Mt Cattlin’s already secured orders from China: In March Galaxy and General struck a deal to sell 60,000 tons to two Chinese lithium converters for USD36 million. They’ll sell a further 120,000 tons to the same buyers next year at a price that depends on the market. That former price pegs Mt Cattlin’s lithium concentrate at about USD600 a ton, but Tse thinks there’s wiggle room for that to move higher. A quick chemistry lesson: Before lithium concentrate can be used in applications like lithium-ion batteries, it needs to be converted to lithium carbonate. One ton of lithium carbonate requires about eight tons of lithium concentrate. Right now converters sell lithium carbonate at about USD13,000 a ton, which means there’s some big margins emerging from that process. “A lot of the margin is going to the converters,” Tse admits. “But we didn’t want to be too aggressive [on price] in the first year of ramp up” in the event of any production hiccups.

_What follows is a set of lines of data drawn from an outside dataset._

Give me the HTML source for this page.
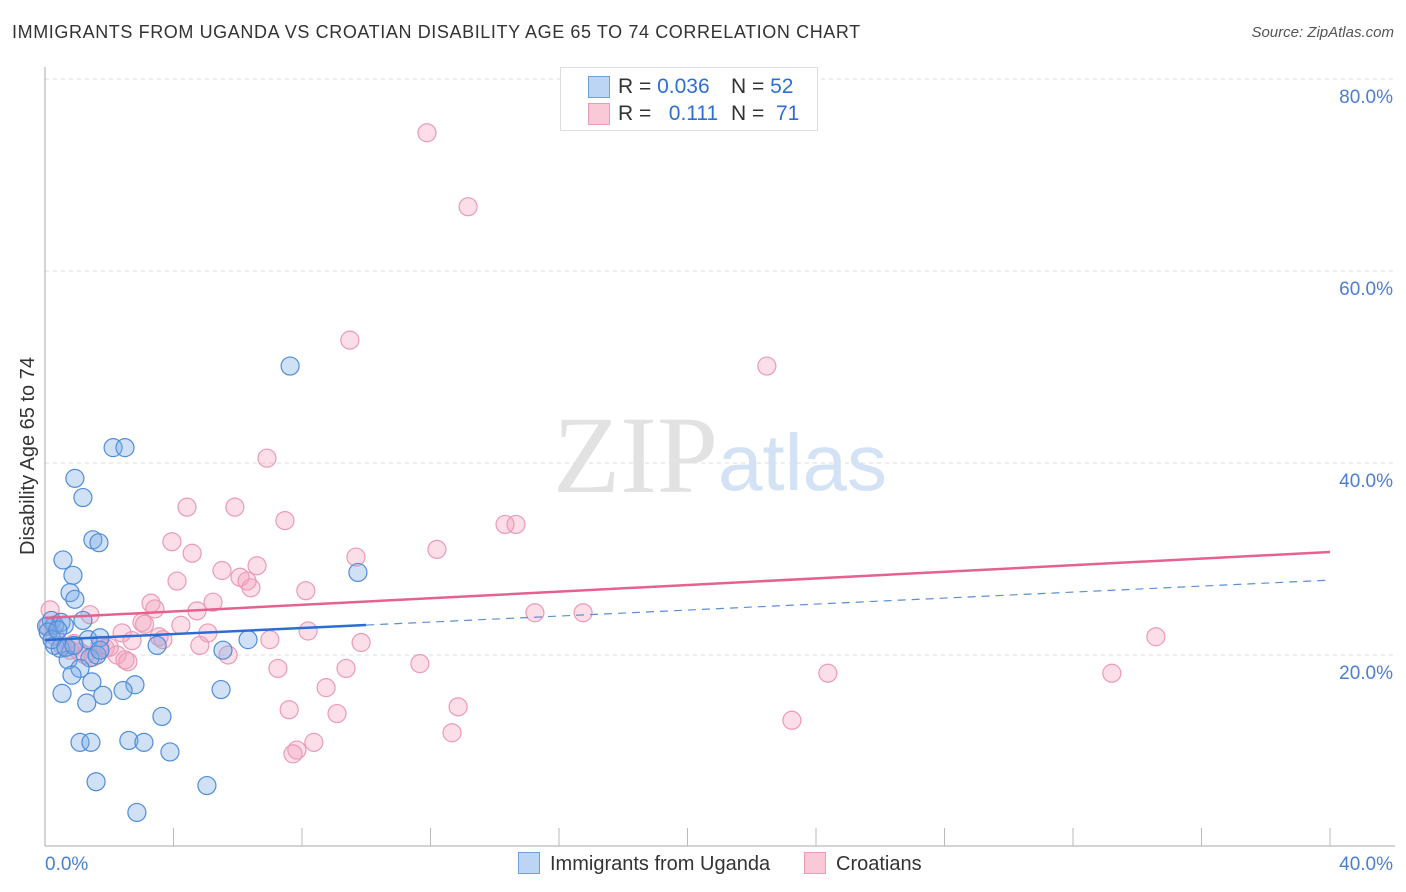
<!DOCTYPE html>
<html><head><meta charset="utf-8">
<style>
body{margin:0;background:#fff;font-family:"Liberation Sans",sans-serif;}
#wrap{position:relative;width:1406px;height:892px;overflow:hidden;}
.t{position:absolute;white-space:nowrap;}
</style></head><body>
<div id="wrap">
<div class="t" style="left:12px;top:22px;font-size:18px;color:#333;letter-spacing:0.6px">IMMIGRANTS FROM UGANDA VS CROATIAN DISABILITY AGE 65 TO 74 CORRELATION CHART</div>
<div class="t" style="right:12px;top:24px;font-size:15px;color:#555;font-style:italic">Source: ZipAtlas.com</div>
<svg id="svg" width="1406" height="892" style="position:absolute;left:0;top:0"></svg>
</div>
<script>
const ns="http://www.w3.org/2000/svg";
const svg=document.getElementById('svg');
const yTicks=[20,40,60,80];
const yTickLabels=["20.0%","40.0%","60.0%","80.0%"];
const xTickLabels=["0.0%","40.0%"];
const blueX=[7.63,2.12,2.49,0.93,1.18,1.49,1.68,0.56,0.87,9.74,0.78,0.93,1.18,0.2,0.3,0.5,0.6,0.05,1.34,1.71,3.49,6.32,0.3,0.47,1.4,1.62,0.72,5.54,1.09,0.84,1.46,2.8,0.53,1.8,2.43,5.48,1.3,3.64,1.09,1.43,2.61,3.08,3.89,1.59,5.04,2.86,0.1,0.22,0.4,0.65,0.9,1.71];
const blueY=[50.1,41.6,41.6,38.4,36.4,32.0,31.7,29.9,28.3,28.6,26.5,25.8,23.6,23.6,23.1,23.4,23.1,23.0,21.6,21.8,21.0,21.6,21.0,20.7,19.7,20.0,19.5,20.5,18.6,17.9,17.2,16.9,16.0,15.8,16.3,16.4,15.0,13.6,10.9,10.9,11.1,10.9,9.9,6.8,6.4,3.6,22.4,21.6,22.6,20.8,21.0,20.5];
const pinkX=[11.89,13.17,9.49,22.47,6.91,4.42,5.91,7.47,14.32,14.66,3.95,4.58,12.2,9.68,6.6,5.51,4.11,6.07,6.29,6.41,8.12,3.3,3.42,5.23,4.73,1.4,15.25,16.75,3.02,4.23,2.4,5.07,8.19,3.55,3.67,2.71,7.0,9.84,34.58,1.71,1.87,4.82,5.7,2.24,2.49,7.25,9.37,11.67,2.58,24.37,33.21,8.75,7.6,9.09,12.86,23.25,12.67,8.37,7.84,7.72,0.16,0.53,0.78,1.09,1.25,0.3,2.0,0.9,1.5,3.1,0.1];
const pinkY=[74.4,66.7,52.8,50.1,40.5,35.4,35.4,34.0,33.6,33.6,31.8,30.6,31.0,30.2,29.3,28.8,27.7,28.1,27.7,27.0,26.7,25.4,24.8,25.5,24.6,24.2,24.4,24.4,23.4,23.1,22.3,22.3,22.5,21.9,21.6,21.5,21.6,21.3,21.9,21.0,20.7,21.0,20.0,20.0,19.5,18.6,18.6,19.1,19.3,18.1,18.1,16.6,14.3,13.9,14.6,13.2,11.9,10.9,10.1,9.7,24.7,21.0,20.5,20.3,20.0,22.0,20.8,21.2,19.8,23.2,23.0];
const blueLine=[21.56,27.8];
const pinkLine=[23.85,30.73];
const X=v=>45+v*32.125, Y=v=>847-v*9.6;
function el(t,a,p){const e=document.createElementNS(ns,t);for(const k in a)e.setAttribute(k,a[k]);(p||svg).appendChild(e);return e;}
yTicks.forEach((v,i)=>{
 const g=el('line',{x1:45,x2:1395,y1:Y(v),y2:Y(v),stroke:'#dcdcdc','stroke-dasharray':'4,4'});
 
 
 const t=el('text',{x:1393,y:Y(v)+24,'text-anchor':'end','font-size':19,fill:'#4a7fd4','font-family':'Liberation Sans'});
 t.textContent=yTickLabels[i];
 
 
});
const ax=el('line',{x1:45,x2:45,y1:67,y2:846,stroke:'#aaa'});


const bx=el('line',{x1:45,x2:1395,y1:846,y2:846,stroke:'#aaa'});


for(let i=1;i<=10;i++){const tk=el('line',{x1:X(i*4),x2:X(i*4),y1:828,y2:846,stroke:'#bbb'});
 
 }
[[0,'start',45],[40,'end',1393]].forEach((d,i)=>{const t=el('text',{x:d[2],y:870,'text-anchor':d[1],'font-size':19,fill:'#4a7fd4','font-family':'Liberation Sans'});t.textContent=xTickLabels[i];
 
 });
const wm=el('text',{x:553,y:492,'font-size':110,fill:'#e2e2e2','font-family':'Liberation Serif'});wm.textContent='ZIP';


const wm2=el('text',{x:718,y:490,'font-size':80,fill:'#d4e2f5','font-family':'Liberation Sans'});wm2.textContent='atlas';


function pts(xs,ys,fill,stroke,name){xs.forEach((x,i)=>{const c=el('circle',{cx:X(x),cy:Y(ys[i]),r:9,fill:fill,stroke:stroke,'stroke-width':1.2});
 
 });}
pts(pinkX,pinkY,'rgba(244,160,188,0.35)','#ec9ab5','croatians-point');
pts(blueX,blueY,'rgba(120,170,230,0.35)','#4f8ddb','uganda-point');
const pl=el('line',{x1:X(0),y1:Y(pinkLine[0]),x2:X(40),y2:Y(pinkLine[1]),stroke:'#e5628e','stroke-width':2.5});


const bm=v=>blueLine[0]+(blueLine[1]-blueLine[0])*v/40;
const bl=el('line',{x1:X(0),y1:Y(bm(0)),x2:X(10),y2:Y(bm(10)),stroke:'#2a6dd4','stroke-width':2.5});


const bd=el('line',{x1:X(10),y1:Y(bm(10)),x2:X(40),y2:Y(bm(40)),stroke:'#5b8fd8','stroke-width':1.2,'stroke-dasharray':'8,6'});


const yt=el('text',{x:0,y:0,transform:'translate(34,456) rotate(-90)','text-anchor':'middle','font-size':20,fill:'#333','font-family':'Liberation Sans'});yt.textContent='Disability Age 65 to 74';


</script>
<div class="t" style="left:560px;top:67px;width:256px;height:62px;border:1px solid #ddd;background:#fff;font-size:21px;color:#333">
 <div style="position:absolute;left:27px;top:8px;width:20px;height:20px;background:#bcd5f5;border:1px solid #6ea0e0"></div>
 <div class="t" style="left:57px;top:7px">R = <span style="color:#2d6fd6">0.036</span></div>
 <div class="t" style="left:170px;top:7px">N = <span style="color:#2d6fd6">52</span></div>
 <div style="position:absolute;left:27px;top:35px;width:20px;height:20px;background:#f9c9d8;border:1px solid #ec9ab5"></div>
 <div class="t" style="left:57px;top:34px">R = &nbsp;&nbsp;<span style="color:#2d6fd6">0.111</span></div>
 <div class="t" style="left:170px;top:34px">N = &nbsp;<span style="color:#2d6fd6">71</span></div>
</div>
<div class="t" style="left:518px;top:852px;font-size:20px;color:#333">
 <span style="display:inline-block;width:20px;height:20px;background:#bcd5f5;border:1px solid #6ea0e0;vertical-align:-4px;margin-right:10px"></span>Immigrants from Uganda</div>
<div class="t" style="left:804px;top:852px;font-size:20px;color:#333">
 <span style="display:inline-block;width:20px;height:20px;background:#f9c9d8;border:1px solid #ec9ab5;vertical-align:-4px;margin-right:10px"></span>Croatians</div>
</body></html>
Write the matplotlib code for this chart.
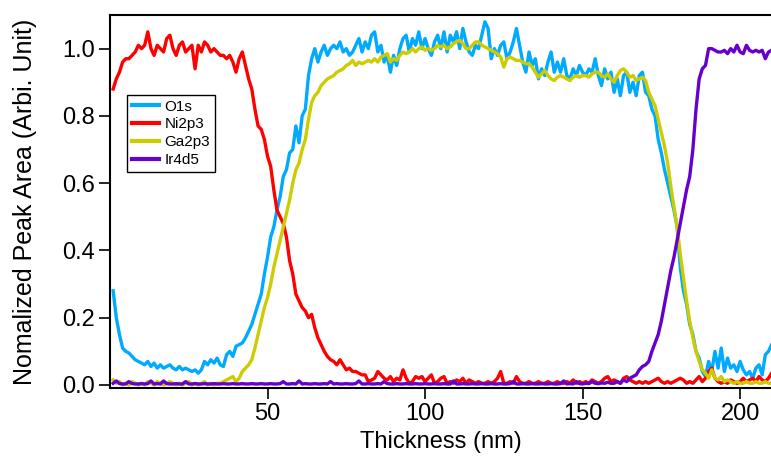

Galaxy Resources could also benefit from being one of the newer sources of supply. As Canaccord Genuity analyst Reg Spencer points out, Mt Cattlin is one of only two new sources of hard rock lithium coming online in the next couple of years. Galaxy’s Tse argues lithium miners have dawdled in ramping up production to meet demand, leading him to forecast the lithium carbonate market will be undersupplied for at least the next five years. His arithmetic suggests demand will rise by 20,000 tons annually from its current 160,000 tons a year. “I can count all of the projects on one hand” that are coming online in that time, Tse says. These include Rockwood Lithium’s La Negra brine project in Chile, as well as Orocobre’s ( ORE. AU ) Salar de Olaroz mine in Argentina, where production is being ramped up. “Even if all of these come online and they hit the capacity in the timeline they say they will, we’re still looking at a 30% to 40% supply gap for five years,” Tse reckons, adding that prices of up to USD20,000 a ton for lithium carbonate “are the new normal.”

Tse points to sales of electric vehicles, particularly in China, as driving the run-up in prices. Choking air pollution has led China to give top billing to the environment when it comes to policy-making. The country wants to get 20% of its energy requirements from non-fossil fuels by 2030. Last year, around 380,000 electric vehicles were sold in China, many of these buses for public transportation. China plans to have five million electric vehicles on the road by 2020, while India is targeting six million. Meanwhile, Tesla Motors’ ( TSLA ) new Model 3 sedan – prices start at $35,000 – is accelerating the company’s moves to drive widespread adoption of electric cars. Tesla’s gigafactory plans to produce 500,000 lithium-ion batteries a year.

Galaxy’s other major going concern is its Sal de Vida lithium brine project in Argentina, located in South America’s so called ‘lithium triangle', where other lithium producers such as SQM and Lithium Americas have teamed up to build a processing plant on the salars. Tse wants the project to begin production in late 2018 or 2019. First though, Galaxy will draw up a new economic feasibility study this year. Tse expects capital costs to have fallen significantly because of the weaker Argentine peso and removal of some levies by the country’s new pro-business leader.